Use your implementation to render

  1. The Cornell box in scenes/pa2/cbox/cbox_simple.xml (reference: cbox_simple.exr).
  2. The Veach material test scene in scenes/pa2/veach_mi/veach_path_simple.xml (reference: veach_path_simple.exr).
  3. The table test scene in scenes/pa2/table/table_path_simple.xml (reference: table_path_simple.exr).

The first scene only uses diffuse and specular materials and can be used to test your path tracer if you didn't do Part 2 of this assignment yet. The latter two assume that the microfacet model BRDF is ready.

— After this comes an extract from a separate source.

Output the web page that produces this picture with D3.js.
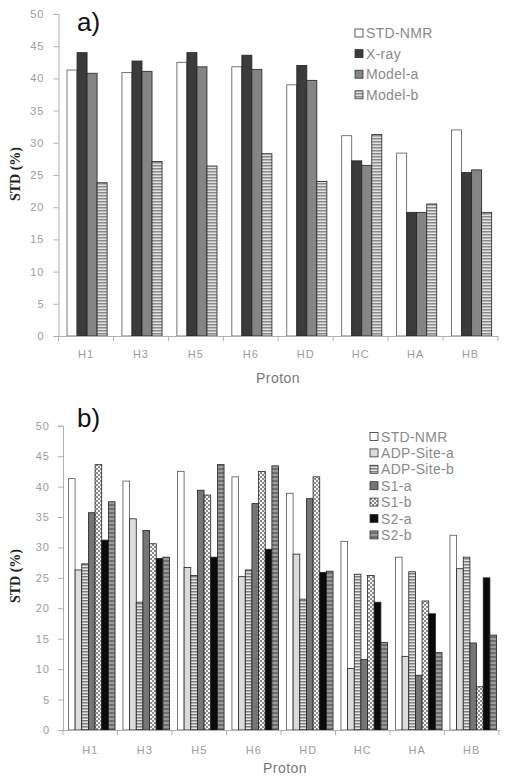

Table scene featuring a glass and a bowl modeled using microfacet materials.
The Veach material test scene, now rendered using MIS.

Following Part 3, extend your path tracer with multiple importance sampling (MIS). This specifically entails:

  1. When generating a sample on a light source, determine the density of this sampling strategy. Also compute the density (using BSDF::pdf()) with which the BRDF sampling strategy would hypothetically have sampled the same direction.
  2. Weight the contribution of the light source sample using the following formula known as the balance heuristic: \[ w_\mathrm{Light}(p_\mathrm{Light}, p_\mathrm{BRDF}) = \frac{p_\mathrm{Light}}{p_\mathrm{Light} + p_\mathrm{BRDF}}. \] Remember that this only makes sense if both probabilities are expressed in the same measure (i.e. with respect to solid angles or unit area). This means that you will have convert one of them to the measure of the other (which one doesn't matter).
  3. When generating a BRDF sample (which would normally only be used to estimate the indirect illumination component), check if it hits a light source. In this case, also use this sample to estimate the direct illumination component at the current vertex.
  4. Once more, estimate the probability with which light source sampling would hypothetically have sampled this point, and weight the contribution of the sample using the balance heuristic: \[ w_\mathrm{BRDF}(p_\mathrm{Light}, p_\mathrm{BRDF}) = \frac{p_\mathrm{BRDF}}{p_\mathrm{Light} + p_\mathrm{BRDF}}. \] Note the changed numerator in the above expression.

Use your implementation to render

  1. The Veach material test scene in scenes/pa2/veach_mi/veach_path.xml (reference: veach_path.exr).
  2. The table test scene in scenes/pa2/table/table_path.xml (reference: table_path.exr).